News

MiniMax M2.7: The 10B Model That Beats Claude and GPT on Coding Benchmarks

Aan Team·March 23, 2026·4 min read
MiniMax M2.7: The 10B Model That Beats Claude and GPT on Coding Benchmarks

MiniMax, a Shanghai-based AI company, released M2.7 on March 18, 2026. The model uses a Mixture of Experts architecture with only 10 billion active parameters — the smallest model to reach Tier-1 performance. It costs $0.30 per million input tokens and $1.20 per million output tokens, making it roughly 50 times cheaper than Claude Opus 4.6 and 25 times cheaper than GPT-5.

The headline numbers are real. On SWE-Bench Verified, M2.7 scores 78%, compared to Claude Opus at 55%. On Artificial Analysis Intelligence Index, it ranked first out of 136 models. On MLE-Bench Lite, it ties with Gemini 3.1 Pro at 66.6%. These are not cherry-picked results across a handful of tasks — the model performs consistently across software engineering, tool use, and professional productivity benchmarks.

Self-evolving: the model that built itself

The most unusual claim about M2.7 is how it was trained. MiniMax describes it as the first commercial model that deeply participated in its own evolution. During development, M2.7 was given access to its own training pipeline — analyzing failure trajectories, planning changes to its scaffold code, running evaluations, and deciding whether to keep or revert modifications.

This recursive self-optimization loop ran for over 100 iterations. MiniMax reports a 30% performance improvement on internal benchmarks from this process alone. The model also handled 30 to 50 percent of the reinforcement learning research team's workflow autonomously. This is not traditional RLHF or instruction tuning. It is closer to a model acting as its own research engineer.
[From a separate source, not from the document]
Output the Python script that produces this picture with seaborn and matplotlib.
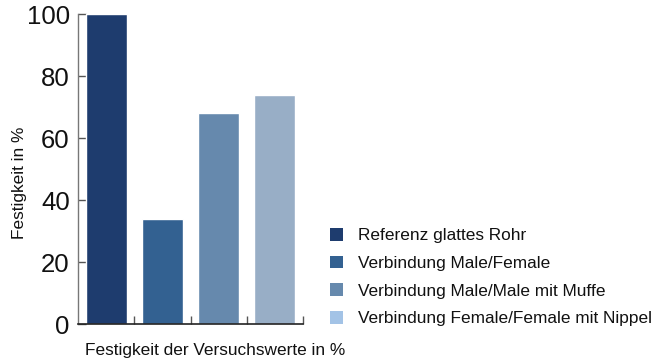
import matplotlib
matplotlib.use("Agg")
import matplotlib.pyplot as plt
from matplotlib.patches import Patch
import seaborn as sns
import pandas as pd

categories = [
    "Referenz glattes Rohr",
    "Verbindung Male/Female",
    "Verbindung Male/Male mit Muffe",
    "Verbindung Female/Female mit Nippel",
]
festigkeit = [100, 34, 68, 74]
bar_colors = ["#1e3c6e", "#336191", "#6689ad", "#98aec6"]
legend_colors = ["#1e3c6e", "#336191", "#6689ad", "#a3c3e6"]
y_ticks = [0, 20, 40, 60, 80, 100]

sns.set_theme(style="white")
plt.rcParams["font.family"] = ["Liberation Sans", "DejaVu Sans"]

df = pd.DataFrame({"Kategorie": categories, "Festigkeit": festigkeit})

W, H = 668, 358
fig = plt.figure(figsize=(W / 100, H / 100), dpi=100)
ax = fig.add_axes([78 / W, (H - 324) / H, (303 - 78) / W, (324 - 14) / H])

sns.barplot(data=df, x="Kategorie", y="Festigkeit", hue="Kategorie",
            palette=bar_colors, width=0.73, saturation=1, legend=False, ax=ax)

ax.set_xlim(-0.5, 3.5)
ax.set_ylim(0, 100)
ax.set_yticks(y_ticks)
ax.set_yticklabels([str(t) for t in y_ticks], fontsize=18.5, color="#111111")
ax.set_xticks([0.5, 1.5, 2.5, 3.5])
ax.set_xticklabels([])
ax.tick_params(axis="y", direction="in", length=6, width=1, color="#555555", pad=6, left=True)
ax.tick_params(axis="x", direction="in", length=6, width=1, color="#555555", bottom=True)
ax.set_xlabel("")
ax.set_ylabel("")
for side in ["top", "right"]:
    ax.spines[side].set_visible(False)
ax.spines["left"].set_color("#777777")
ax.spines["left"].set_linewidth(1)
ax.spines["bottom"].set_color("#222222")
ax.spines["bottom"].set_linewidth(1.2)

fig.text(85 / W, 1 - 350 / H, "Festigkeit der Versuchswerte in %", fontsize=12.4,
         ha="left", va="center", color="#111111")
fig.text(20 / W, 1 - 183 / H, "Festigkeit in %", fontsize=12.4, rotation=90,
         ha="center", va="center", color="#111111")

handles = [Patch(facecolor=c, edgecolor="none") for c in legend_colors]
fig.legend(handles, categories, loc="upper left", bbox_to_anchor=(330 / W, 1 - 228 / H),
           frameon=False, fontsize=12.4, borderpad=0, borderaxespad=0,
           handlelength=0.75, handleheight=0.75, handletextpad=0.85, labelspacing=0.72,
           labelcolor="#111111")

fig.savefig("out.png", dpi=100)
MiniMax M2.7 research agent harness architecture diagram
The self-evolving training pipeline: M2.7 analyzes its own failures, modifies its code, evaluates results, and iterates autonomously

Benchmark breakdown

On software engineering tasks, M2.7 scores 56.2% on SWE-Bench Pro, within one point of Claude Opus 4.6 and Gemini 3.1 Pro. On Multi-SWE-Bench, which tests multi-repository changes, it leads at 52.7%. On VIBE-Pro, which measures coding agent reliability, it scores 55.6%, matching Sonnet 4.6. These are not toy benchmarks — they measure whether a model can actually fix real bugs in real codebases.

On professional productivity, M2.7 achieves a 1495 ELO on GDPval-AA, the highest among comparable models. Its tool use accuracy on Toolathlon is 46.3%, and on MM-ClawBench it reaches 62.7%, approaching Claude Sonnet 4.6. On machine learning tasks, MLE-Bench Lite shows a 66.6% medal rate, tying Gemini 3.1 Pro. The model earned 9 gold, 5 silver, and 1 bronze in its best single run.

MiniMax M2.7 MLE-Bench Lite performance chart showing medal distribution
MLE-Bench Lite results: M2.7 ties with Gemini 3.1 Pro at 66.6% medal rate

Speed and cost advantage

M2.7 runs at approximately 100 tokens per second on MiniMax's infrastructure — roughly three times faster than Claude Opus 4.6 and two and a half times faster than GPT-5. The cost difference is even more dramatic. Input tokens cost $0.30 per million compared to Claude Opus at $15 per million. Output tokens cost $1.20 per million compared to $75 per million. That is a 62x cost reduction on output for comparable benchmark performance.

A higher-speed variant, M2.7-highspeed, doubles the throughput at double the price — still dramatically cheaper than competitors. Both variants support a 205K token context window, equivalent to roughly 307 pages. The model is available through MiniMax's API platform and is compatible with Claude Code, Cursor, Cline, and other OpenAI-compatible harnesses.

What this means for the market

M2.7 is not open source — unlike MiniMax's earlier M2 and M2.5, the weights for M2.7 are proprietary. This is a pivot. The company is betting that API revenue at extremely low prices can outcompete both premium closed models and open-weight alternatives. At these price points, the cost of using a frontier-class model drops below the cost of running open models on your own hardware.

The self-evolving training approach also signals where the industry is heading. If models can meaningfully participate in their own improvement cycles, the bottleneck shifts from human researcher hours to compute and evaluation infrastructure. MiniMax claims M2.7 replaced 30 to 50 percent of their RL team's work. Whether other labs can replicate this remains to be seen, but the direction is clear: models are becoming collaborators in their own development.